Louis wrote that his grandfather had accumulated a fortune trading with the U.S. (presumably from Argentina) but lost it through his partner in New York. Telemachus reportedly sent his son, Bernard (1832-1917), presumably from Argentina to the U.S., to salvage what he could for the family.

Although Bernard was born in Cincinnati, he had lived for some time in Argentina. He was the only child of Telemachus and Brigida to survive to adulthood. He had spent about the first ten years of life in Cincinnati and he was close friends with a number of his Coffin cousins as a result. This included Jessie, Henry, and Katie Coffin, the three children of Zebulon. It was likely during this trip to figure out the family fortunes, that Bernard met and married Mary O’Shaughnessy.

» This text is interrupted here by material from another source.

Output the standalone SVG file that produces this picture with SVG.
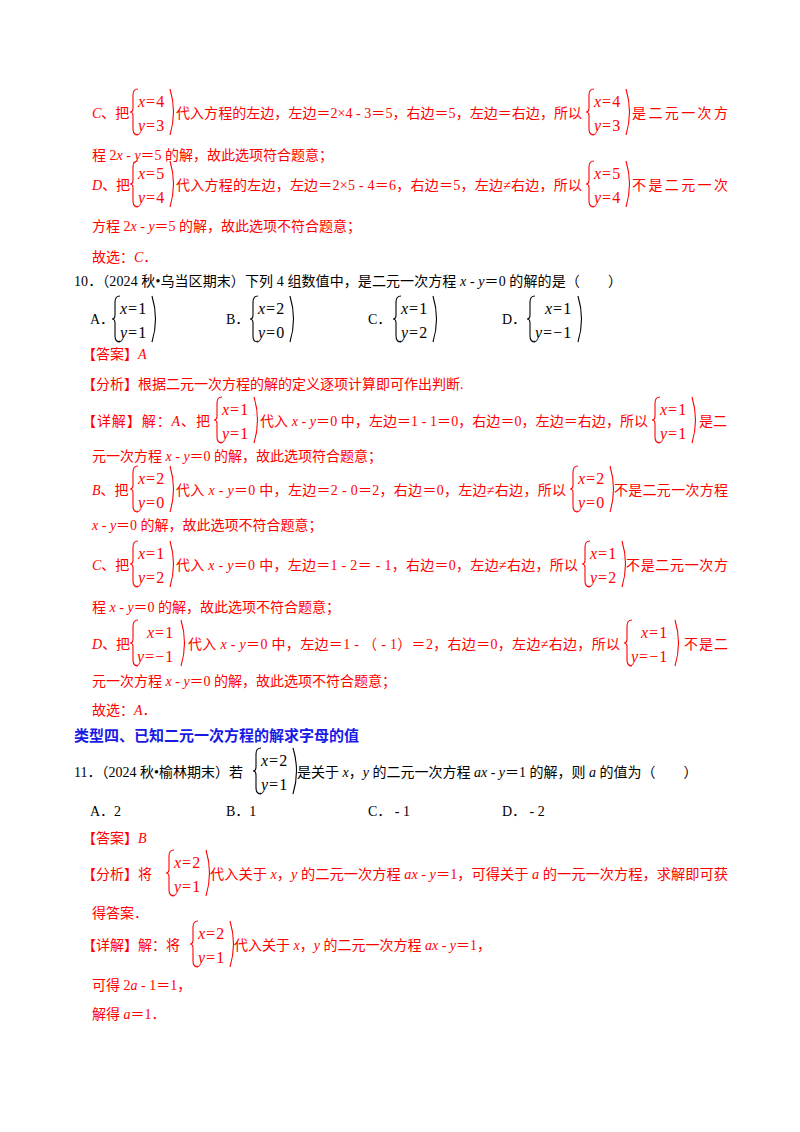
<svg xmlns="http://www.w3.org/2000/svg" width="800" height="1132" viewBox="0 0 800 1132">
<style>
text{font-family:"Liberation Serif","Noto Sans CJK SC",serif;font-size:14px;}
.r{fill:#ff0000}
.k{fill:#000}
.i{font-style:italic}
.m{font-size:16px;letter-spacing:1px}
.h{fill:#1a1ae6;font-weight:bold;font-size:15px;font-family:"Noto Sans CJK SC",sans-serif}
.br{fill:none;stroke-width:1.1}
.rs{stroke:#ff0000}
.ks{stroke:#000}
</style>
<defs>
<path id="lb" d="M8,0 Q3,0 3,6 V19 Q3,23 0,23 Q3,23 3,27 V40 Q3,46 8,46"/>
<path id="rp" d="M0,0 Q7,23 0,46"/>
</defs>
<rect width="800" height="1132" fill="#fff"/>

<!-- C line -->
<text class="r" x="92" y="118"><tspan class="i">C</tspan>、把</text>
<g class="br rs"><use href="#lb" x="130" y="89"/><use href="#rp" x="170" y="89"/><use href="#lb" x="586" y="89"/><use href="#rp" x="626" y="89"/></g>
<text class="r m" x="138" y="107"><tspan class="i">x</tspan>=4</text><text class="r m" x="138" y="131"><tspan class="i">y</tspan>=3</text>
<text class="r m" x="594" y="107"><tspan class="i">x</tspan>=4</text><text class="r m" x="594" y="131"><tspan class="i">y</tspan>=3</text>
<text class="r" x="176" y="118" textLength="406">代入方程的左边，左边＝2×4 - 3＝5，右边＝5，左边＝右边，所以</text>
<text class="r" x="632" y="118" textLength="96">是二元一次方</text>
<text class="r" x="92" y="160">程 2<tspan class="i">x</tspan> - <tspan class="i">y</tspan>＝5 的解，故此选项符合题意；</text>

<!-- D line -->
<text class="r" x="92" y="190"><tspan class="i">D</tspan>、把</text>
<g class="br rs"><use href="#lb" x="130" y="161"/><use href="#rp" x="170" y="161"/><use href="#lb" x="586" y="161"/><use href="#rp" x="626" y="161"/></g>
<text class="r m" x="138" y="179"><tspan class="i">x</tspan>=5</text><text class="r m" x="138" y="203"><tspan class="i">y</tspan>=4</text>
<text class="r m" x="594" y="179"><tspan class="i">x</tspan>=5</text><text class="r m" x="594" y="203"><tspan class="i">y</tspan>=4</text>
<text class="r" x="176" y="190" textLength="406">代入方程的左边，左边＝2×5 - 4＝6，右边＝5，左边≠右边，所以</text>
<text class="r" x="632" y="190" textLength="96">不是二元一次</text>
<text class="r" x="92" y="231">方程 2<tspan class="i">x</tspan> - <tspan class="i">y</tspan>＝5 的解，故此选项不符合题意；</text>
<text class="r" x="92" y="262">故选：<tspan class="i">C</tspan>．</text>

<!-- Q10 -->
<text class="k" x="74" y="286" textLength="548">10．（2024 秋•乌当区期末）下列 4 组数值中，是二元一次方程 <tspan class="i">x</tspan> - <tspan class="i">y</tspan>＝0 的解的是（　　）</text>
<g class="br ks">
<use href="#lb" x="112" y="296"/><use href="#rp" x="152" y="296"/>
<use href="#lb" x="250" y="296"/><use href="#rp" x="290" y="296"/>
<use href="#lb" x="393" y="296"/><use href="#rp" x="433" y="296"/>
<use href="#lb" x="527" y="296"/><use href="#rp" x="578" y="296"/>
</g>
<text class="k" x="90" y="324">A．</text><text class="k" x="226" y="324">B．</text><text class="k" x="368" y="324">C．</text><text class="k" x="502" y="324">D．</text>
<text class="k m" x="120" y="314"><tspan class="i">x</tspan>=1</text><text class="k m" x="120" y="338"><tspan class="i">y</tspan>=1</text>
<text class="k m" x="258" y="314"><tspan class="i">x</tspan>=2</text><text class="k m" x="258" y="338"><tspan class="i">y</tspan>=0</text>
<text class="k m" x="401" y="314"><tspan class="i">x</tspan>=1</text><text class="k m" x="401" y="338"><tspan class="i">y</tspan>=2</text>
<text class="k m" x="545" y="314"><tspan class="i">x</tspan>=1</text><text class="k m" x="535" y="338"><tspan class="i">y</tspan>=−1</text>

<text class="r" x="82" y="359">【答案】<tspan class="i">A</tspan></text>
<text class="r" x="82" y="389">【分析】根据二元一次方程的解的定义逐项计算即可作出判断.</text>

<text class="r" x="82" y="426" textLength="128">【详解】解：<tspan class="i">A</tspan>、把</text>
<g class="br rs"><use href="#lb" x="214" y="397"/><use href="#rp" x="254" y="397"/><use href="#lb" x="652" y="397"/><use href="#rp" x="692" y="397"/></g>
<text class="r m" x="222" y="415"><tspan class="i">x</tspan>=1</text><text class="r m" x="222" y="439"><tspan class="i">y</tspan>=1</text>
<text class="r m" x="660" y="415"><tspan class="i">x</tspan>=1</text><text class="r m" x="660" y="439"><tspan class="i">y</tspan>=1</text>
<text class="r" x="260" y="426" textLength="388">代入 <tspan class="i">x</tspan> - <tspan class="i">y</tspan>＝0 中，左边＝1 - 1＝0，右边＝0，左边＝右边，所以</text>
<text class="r" x="699" y="426">是二</text>
<text class="r" x="92" y="461">元一次方程 <tspan class="i">x</tspan> - <tspan class="i">y</tspan>＝0 的解，故此选项符合题意；</text>

<text class="r" x="92" y="495"><tspan class="i">B</tspan>、把</text>
<g class="br rs"><use href="#lb" x="130" y="466"/><use href="#rp" x="170" y="466"/><use href="#lb" x="570" y="466"/><use href="#rp" x="610" y="466"/></g>
<text class="r m" x="138" y="484"><tspan class="i">x</tspan>=2</text><text class="r m" x="138" y="508"><tspan class="i">y</tspan>=0</text>
<text class="r m" x="578" y="484"><tspan class="i">x</tspan>=2</text><text class="r m" x="578" y="508"><tspan class="i">y</tspan>=0</text>
<text class="r" x="176" y="495" textLength="390">代入 <tspan class="i">x</tspan> - <tspan class="i">y</tspan>＝0 中，左边＝2 - 0＝2，右边＝0，左边≠右边，所以</text>
<text class="r" x="614" y="495" textLength="114">不是二元一次方程</text>
<text class="r" x="92" y="530"><tspan class="i">x</tspan> - <tspan class="i">y</tspan>＝0 的解，故此选项不符合题意；</text>

<text class="r" x="92" y="570"><tspan class="i">C</tspan>、把</text>
<g class="br rs"><use href="#lb" x="130" y="541"/><use href="#rp" x="170" y="541"/><use href="#lb" x="582" y="541"/><use href="#rp" x="622" y="541"/></g>
<text class="r m" x="138" y="559"><tspan class="i">x</tspan>=1</text><text class="r m" x="138" y="583"><tspan class="i">y</tspan>=2</text>
<text class="r m" x="590" y="559"><tspan class="i">x</tspan>=1</text><text class="r m" x="590" y="583"><tspan class="i">y</tspan>=2</text>
<text class="r" x="176" y="570" textLength="402">代入 <tspan class="i">x</tspan> - <tspan class="i">y</tspan>＝0 中，左边＝1 - 2＝ - 1，右边＝0，左边≠右边，所以</text>
<text class="r" x="626" y="570" textLength="102">不是二元一次方</text>
<text class="r" x="92" y="612">程 <tspan class="i">x</tspan> - <tspan class="i">y</tspan>＝0 的解，故此选项不符合题意；</text>

<text class="r" x="92" y="649"><tspan class="i">D</tspan>、把</text>
<g class="br rs"><use href="#lb" x="130" y="620"/><use href="#rp" x="181" y="620"/><use href="#lb" x="624" y="620"/><use href="#rp" x="675" y="620"/></g>
<text class="r m" x="147" y="638"><tspan class="i">x</tspan>=1</text><text class="r m" x="137" y="662"><tspan class="i">y</tspan>=−1</text>
<text class="r m" x="641" y="638"><tspan class="i">x</tspan>=1</text><text class="r m" x="631" y="662"><tspan class="i">y</tspan>=−1</text>
<text class="r" x="188" y="649" textLength="432">代入 <tspan class="i">x</tspan> - <tspan class="i">y</tspan>＝0 中，左边＝1 - （ - 1）＝2，右边＝0，左边≠右边，所以</text>
<text class="r" x="684" y="649" textLength="44">不是二</text>
<text class="r" x="92" y="686">元一次方程 <tspan class="i">x</tspan> - <tspan class="i">y</tspan>＝0 的解，故此选项不符合题意；</text>
<text class="r" x="92" y="715">故选：<tspan class="i">A</tspan>．</text>

<text class="h" x="74" y="741">类型四、已知二元一次方程的解求字母的值</text>

<!-- Q11 -->
<text class="k" x="74" y="777">11．（2024 秋•榆林期末）若</text>
<g class="br ks"><use href="#lb" x="253" y="748"/><use href="#rp" x="293" y="748"/></g>
<text class="k m" x="261" y="766"><tspan class="i">x</tspan>=2</text><text class="k m" x="261" y="790"><tspan class="i">y</tspan>=1</text>
<text class="k" x="297" y="777">是关于 <tspan class="i">x</tspan>，<tspan class="i">y</tspan> 的二元一次方程 <tspan class="i">ax</tspan> - <tspan class="i">y</tspan>＝1 的解，则 <tspan class="i">a</tspan> 的值为（　　）</text>
<text class="k" x="90" y="816">A．2</text><text class="k" x="226" y="816">B．1</text><text class="k" x="368" y="816">C． - 1</text><text class="k" x="502" y="816">D． - 2</text>

<text class="r" x="82" y="843">【答案】<tspan class="i">B</tspan></text>
<text class="r" x="82" y="879">【分析】将</text>
<g class="br rs"><use href="#lb" x="166" y="850"/><use href="#rp" x="206" y="850"/></g>
<text class="r m" x="174" y="868"><tspan class="i">x</tspan>=2</text><text class="r m" x="174" y="892"><tspan class="i">y</tspan>=1</text>
<text class="r" x="210" y="879" textLength="518" lengthAdjust="spacingAndGlyphs">代入关于 <tspan class="i">x</tspan>，<tspan class="i">y</tspan> 的二元一次方程 <tspan class="i">ax</tspan> - <tspan class="i">y</tspan>＝1，可得关于 <tspan class="i">a</tspan> 的一元一次方程，求解即可获</text>
<text class="r" x="92" y="918">得答案．</text>

<text class="r" x="82" y="950">【详解】解：将</text>
<g class="br rs"><use href="#lb" x="190" y="921"/><use href="#rp" x="230" y="921"/></g>
<text class="r m" x="198" y="939"><tspan class="i">x</tspan>=2</text><text class="r m" x="198" y="963"><tspan class="i">y</tspan>=1</text>
<text class="r" x="234" y="950">代入关于 <tspan class="i">x</tspan>，<tspan class="i">y</tspan> 的二元一次方程 <tspan class="i">ax</tspan> - <tspan class="i">y</tspan>＝1，</text>
<text class="r" x="92" y="990">可得 2<tspan class="i">a</tspan> - 1＝1，</text>
<text class="r" x="92" y="1019">解得 <tspan class="i">a</tspan>＝1．</text>
</svg>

Mary’s half-brother, Richard Dalton, was married to g-g-grandpa Zebulon’s older daughter, Jessie.

As Louis reported it, his parents were married in 1874 in the Cathedral of Cincinnati (St. Peter’s Cathedral). Bernard and his wife also lived mostly in Argentina, traveling to visit family in the Cincinnati area when possible and sending some of their children to school at times in Cincinnati. Two of their children, Louis and his oldest sister, were born in Cincinnati while the other children were born in Argentina.

At this point I am left with a series of questions about Telemachus and his life in Argentina. I think Telemachus owned land and raised cattle, which would be what he traded with the U.S. In order to get Uncle Henry’s story in order I need to know more about this. I know that Uncle Henry went to him as a young man, about 1866, and learned from him. So the story is to be continued.